Go through the data and copy every line exactly, but not the images.

=== GIVEN INFORMATION ===

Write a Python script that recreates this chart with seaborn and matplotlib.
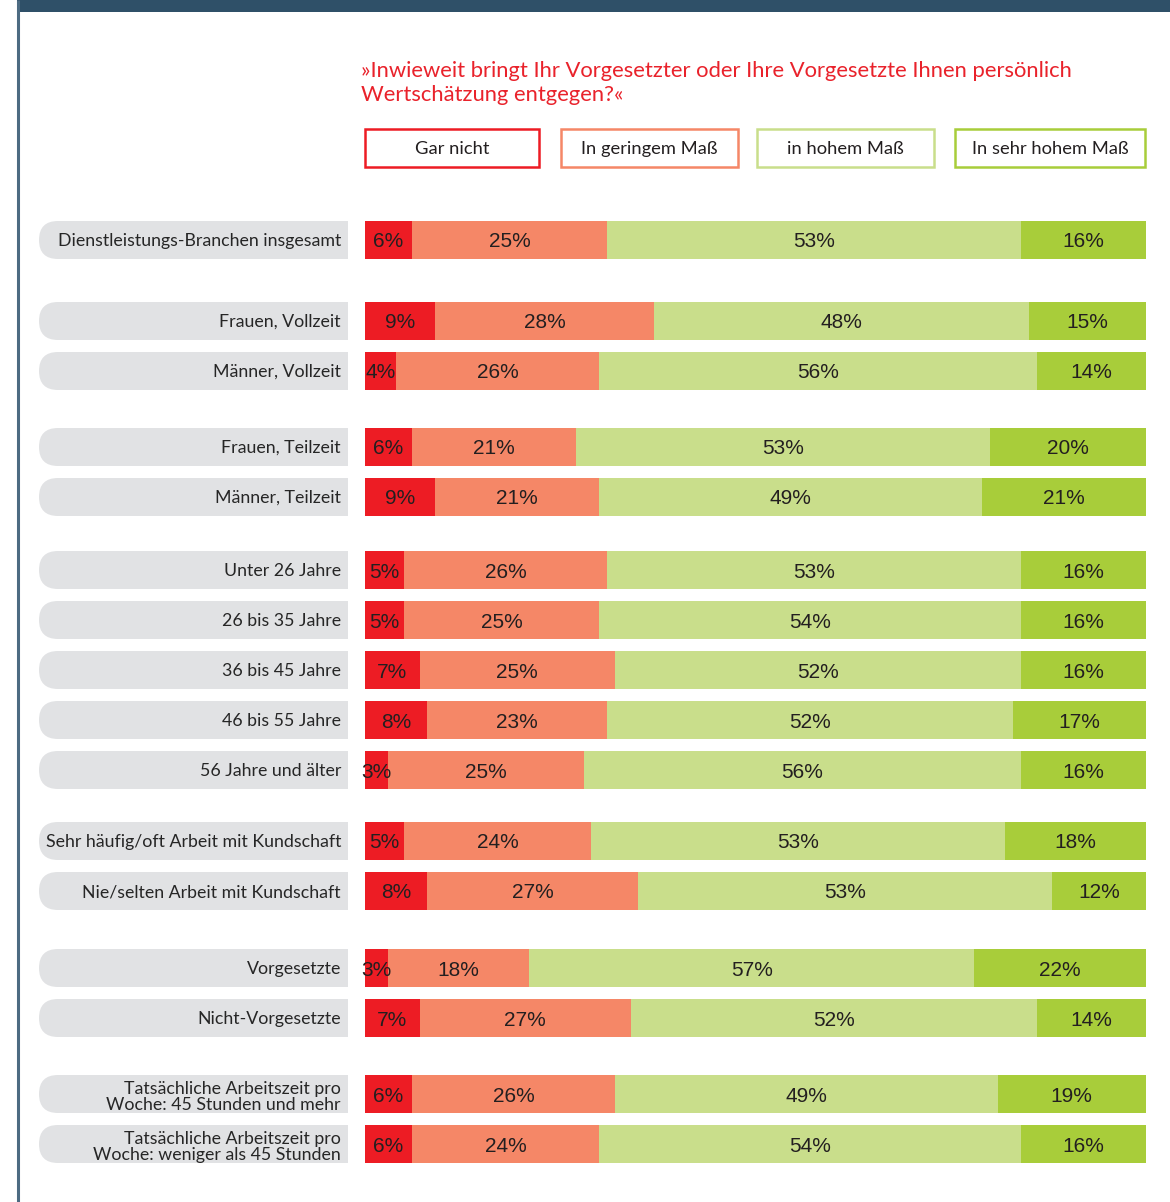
import numpy as np
import pandas as pd
import matplotlib
matplotlib.use("Agg")
import matplotlib.pyplot as plt
import seaborn as sns
from matplotlib.patches import FancyBboxPatch, Rectangle

# ---------------- data ----------------
categories = [
    "Dienstleistungs-Branchen insgesamt",
    "Frauen, Vollzeit",
    "Männer, Vollzeit",
    "Frauen, Teilzeit",
    "Männer, Teilzeit",
    "Unter 26 Jahre",
    "26 bis 35 Jahre",
    "36 bis 45 Jahre",
    "46 bis 55 Jahre",
    "56 Jahre und älter",
    "Sehr häufig/oft Arbeit mit Kundschaft",
    "Nie/selten Arbeit mit Kundschaft",
    "Vorgesetzte",
    "Nicht-Vorgesetzte",
    "Tatsächliche Arbeitszeit pro\nWoche: 45 Stunden und mehr",
    "Tatsächliche Arbeitszeit pro\nWoche: weniger als 45 Stunden",
]
gar_nicht = [6, 9, 4, 6, 9, 5, 5, 7, 8, 3, 5, 8, 3, 7, 6, 6]
geringem = [25, 28, 26, 21, 21, 26, 25, 25, 23, 25, 24, 27, 18, 27, 26, 24]
hohem = [53, 48, 56, 53, 49, 53, 54, 52, 52, 56, 53, 53, 57, 52, 49, 54]
sehr_hohem = [16, 15, 14, 20, 21, 16, 16, 16, 17, 16, 18, 12, 22, 14, 19, 16]
group_sizes = [1, 2, 2, 5, 2, 2, 2]
legend_labels = ["Gar nicht", "In geringem Maß", "in hohem Maß", "In sehr hohem Maß"]
title_lines = ["»Inwieweit bringt Ihr Vorgesetzter oder Ihre Vorgesetzte Ihnen persönlich",
               "Wertschätzung entgegen?«"]

# ---------------- style ----------------
colors = ["#ed1c24", "#f58767", "#c9de8b", "#a8cd3a"]
pill_color = "#e1e2e4"
text_dark = "#231f20"
title_red = "#e9222b"

sns.set_theme(style="white")
plt.rcParams["font.family"] = ["Lato", "DejaVu Sans"]

PX_W, PX_H = 1170, 1202
BAR_X0, BAR_X1 = 365, 1146
ROW0_PX, UNIT_PX = 240, 50.0
group_gaps = [1.62, 1.52, 1.46, 1.42, 1.54, 1.52]

# row positions (layout)
positions = []
p = 0.0
for gi, n in enumerate(group_sizes):
    for k in range(n):
        positions.append(round(p, 4))
        p += 1.0
    if gi < len(group_gaps):
        p += group_gaps[gi] - 1.0

df = pd.DataFrame({
    "cat": categories,
    "pos": positions,
    "gar": gar_nicht,
    "ger": geringem,
    "hoh": hohem,
    "seh": sehr_hohem,
})
df["c1"] = df["gar"]
df["c2"] = df["c1"] + df["ger"]
df["c3"] = df["c2"] + df["hoh"]
df["c4"] = df["c3"] + df["seh"]

fig = plt.figure(figsize=(PX_W / 100, PX_H / 100), dpi=100)
fig.patch.set_facecolor("white")

# overlay axes in pixel coordinates
ov = fig.add_axes([0, 0, 1, 1], zorder=0)
ov.set_xlim(0, PX_W)
ov.set_ylim(PX_H, 0)
ov.axis("off")

# bar axes
ax = fig.add_axes([BAR_X0 / PX_W, 0, (BAR_X1 - BAR_X0) / PX_W, 1], zorder=1)
ax.patch.set_alpha(0)

for col, c in zip(["c4", "c3", "c2", "c1"], colors[::-1]):
    sns.barplot(data=df, x=col, y="pos", orient="h", native_scale=True,
                width=0.76, color=c, saturation=1, errorbar=None,
                linewidth=0, ax=ax)

ylim_top = -ROW0_PX / UNIT_PX
ylim_bot = (PX_H - ROW0_PX) / UNIT_PX
ax.set_xlim(0, 100)
ax.set_ylim(ylim_bot, ylim_top)
ax.axis("off")

# percentage labels
for _, r in df.iterrows():
    starts = [0, r["c1"], r["c2"], r["c3"]]
    vals = [r["gar"], r["ger"], r["hoh"], r["seh"]]
    for s, v in zip(starts, vals):
        ax.text(s + v / 2, r["pos"], f"{v}%", ha="center", va="center_baseline",
                fontsize=15, color=text_dark, family="Liberation Sans")

# frame decorations
ov.add_patch(Rectangle((17, 0), PX_W - 17, 11.5, facecolor="#2f5068", edgecolor="none"))
ov.plot([17.5, 17.5], [0, PX_H], color="#4d6b82", lw=2.2, solid_capstyle="butt")

# pills with category labels
for _, r in df.iterrows():
    yc = ROW0_PX + r["pos"] * UNIT_PX
    h = 38
    ov.add_patch(FancyBboxPatch((39, yc - h / 2), 309, h,
                                boxstyle="round,pad=0,rounding_size=19",
                                facecolor=pill_color, edgecolor="none"))
    ov.add_patch(Rectangle((200, yc - h / 2), 148, h, facecolor=pill_color, edgecolor="none"))
    multi = "\n" in r["cat"]
    ov.text(341, yc + (3 if multi else 1), r["cat"], ha="right", va="center",
            fontsize=12.8, color="#262626", linespacing=1.02)

# title
ov.text(361, 77, title_lines[0], ha="left", va="baseline", fontsize=15.8, color=title_red)
ov.text(361, 101, title_lines[1], ha="left", va="baseline", fontsize=15.8, color=title_red)

# legend boxes
leg_boxes = [(365, 539), (561, 738), (757, 934), (955, 1145)]
for (x0, x1), lab, c in zip(leg_boxes, legend_labels, colors):
    ov.add_patch(Rectangle((x0, 129), x1 - x0, 38, facecolor="white", edgecolor=c, lw=1.8))
    ov.text((x0 + x1) / 2, 149, lab, ha="center", va="center", fontsize=13.2, color=text_dark)

fig.savefig("out.png", dpi=100, facecolor="white")
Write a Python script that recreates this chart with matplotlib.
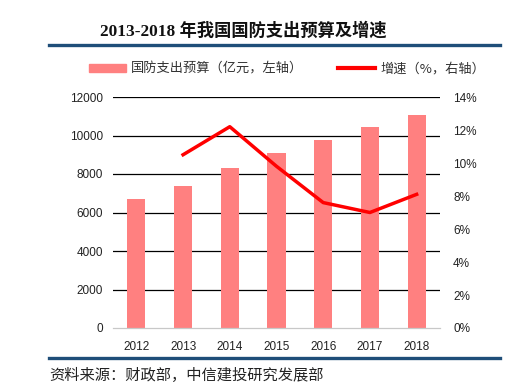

===

- TASK RESPONSE -
Write a Python script that recreates this chart with seaborn and matplotlib.
import numpy as np
import pandas as pd
import matplotlib
matplotlib.use("Agg")
import matplotlib.pyplot as plt
import seaborn as sns
from matplotlib.patches import FancyBboxPatch, Rectangle

# ---------------- data ----------------
categories = [
    "Dienstleistungs-Branchen insgesamt",
    "Frauen, Vollzeit",
    "Männer, Vollzeit",
    "Frauen, Teilzeit",
    "Männer, Teilzeit",
    "Unter 26 Jahre",
    "26 bis 35 Jahre",
    "36 bis 45 Jahre",
    "46 bis 55 Jahre",
    "56 Jahre und älter",
    "Sehr häufig/oft Arbeit mit Kundschaft",
    "Nie/selten Arbeit mit Kundschaft",
    "Vorgesetzte",
    "Nicht-Vorgesetzte",
    "Tatsächliche Arbeitszeit pro\nWoche: 45 Stunden und mehr",
    "Tatsächliche Arbeitszeit pro\nWoche: weniger als 45 Stunden",
]
gar_nicht = [6, 9, 4, 6, 9, 5, 5, 7, 8, 3, 5, 8, 3, 7, 6, 6]
geringem = [25, 28, 26, 21, 21, 26, 25, 25, 23, 25, 24, 27, 18, 27, 26, 24]
hohem = [53, 48, 56, 53, 49, 53, 54, 52, 52, 56, 53, 53, 57, 52, 49, 54]
sehr_hohem = [16, 15, 14, 20, 21, 16, 16, 16, 17, 16, 18, 12, 22, 14, 19, 16]
group_sizes = [1, 2, 2, 5, 2, 2, 2]
legend_labels = ["Gar nicht", "In geringem Maß", "in hohem Maß", "In sehr hohem Maß"]
title_lines = ["»Inwieweit bringt Ihr Vorgesetzter oder Ihre Vorgesetzte Ihnen persönlich",
               "Wertschätzung entgegen?«"]

# ---------------- style ----------------
colors = ["#ed1c24", "#f58767", "#c9de8b", "#a8cd3a"]
pill_color = "#e1e2e4"
text_dark = "#231f20"
title_red = "#e9222b"

sns.set_theme(style="white")
plt.rcParams["font.family"] = ["Lato", "DejaVu Sans"]

PX_W, PX_H = 1170, 1202
BAR_X0, BAR_X1 = 365, 1146
ROW0_PX, UNIT_PX = 240, 50.0
group_gaps = [1.62, 1.52, 1.46, 1.42, 1.54, 1.52]

# row positions (layout)
positions = []
p = 0.0
for gi, n in enumerate(group_sizes):
    for k in range(n):
        positions.append(round(p, 4))
        p += 1.0
    if gi < len(group_gaps):
        p += group_gaps[gi] - 1.0

df = pd.DataFrame({
    "cat": categories,
    "pos": positions,
    "gar": gar_nicht,
    "ger": geringem,
    "hoh": hohem,
    "seh": sehr_hohem,
})
df["c1"] = df["gar"]
df["c2"] = df["c1"] + df["ger"]
df["c3"] = df["c2"] + df["hoh"]
df["c4"] = df["c3"] + df["seh"]

fig = plt.figure(figsize=(PX_W / 100, PX_H / 100), dpi=100)
fig.patch.set_facecolor("white")

# overlay axes in pixel coordinates
ov = fig.add_axes([0, 0, 1, 1], zorder=0)
ov.set_xlim(0, PX_W)
ov.set_ylim(PX_H, 0)
ov.axis("off")

# bar axes
ax = fig.add_axes([BAR_X0 / PX_W, 0, (BAR_X1 - BAR_X0) / PX_W, 1], zorder=1)
ax.patch.set_alpha(0)

for col, c in zip(["c4", "c3", "c2", "c1"], colors[::-1]):
    sns.barplot(data=df, x=col, y="pos", orient="h", native_scale=True,
                width=0.76, color=c, saturation=1, errorbar=None,
                linewidth=0, ax=ax)

ylim_top = -ROW0_PX / UNIT_PX
ylim_bot = (PX_H - ROW0_PX) / UNIT_PX
ax.set_xlim(0, 100)
ax.set_ylim(ylim_bot, ylim_top)
ax.axis("off")

# percentage labels
for _, r in df.iterrows():
    starts = [0, r["c1"], r["c2"], r["c3"]]
    vals = [r["gar"], r["ger"], r["hoh"], r["seh"]]
    for s, v in zip(starts, vals):
        ax.text(s + v / 2, r["pos"], f"{v}%", ha="center", va="center_baseline",
                fontsize=15, color=text_dark, family="Liberation Sans")

# frame decorations
ov.add_patch(Rectangle((17, 0), PX_W - 17, 11.5, facecolor="#2f5068", edgecolor="none"))
ov.plot([17.5, 17.5], [0, PX_H], color="#4d6b82", lw=2.2, solid_capstyle="butt")

# pills with category labels
for _, r in df.iterrows():
    yc = ROW0_PX + r["pos"] * UNIT_PX
    h = 38
    ov.add_patch(FancyBboxPatch((39, yc - h / 2), 309, h,
                                boxstyle="round,pad=0,rounding_size=19",
                                facecolor=pill_color, edgecolor="none"))
    ov.add_patch(Rectangle((200, yc - h / 2), 148, h, facecolor=pill_color, edgecolor="none"))
    multi = "\n" in r["cat"]
    ov.text(341, yc + (3 if multi else 1), r["cat"], ha="right", va="center",
            fontsize=12.8, color="#262626", linespacing=1.02)

# title
ov.text(361, 77, title_lines[0], ha="left", va="baseline", fontsize=15.8, color=title_red)
ov.text(361, 101, title_lines[1], ha="left", va="baseline", fontsize=15.8, color=title_red)

# legend boxes
leg_boxes = [(365, 539), (561, 738), (757, 934), (955, 1145)]
for (x0, x1), lab, c in zip(leg_boxes, legend_labels, colors):
    ov.add_patch(Rectangle((x0, 129), x1 - x0, 38, facecolor="white", edgecolor=c, lw=1.8))
    ov.text((x0 + x1) / 2, 149, lab, ha="center", va="center", fontsize=13.2, color=text_dark)

fig.savefig("out.png", dpi=100, facecolor="white")
Write a Python script that recreates this chart with matplotlib.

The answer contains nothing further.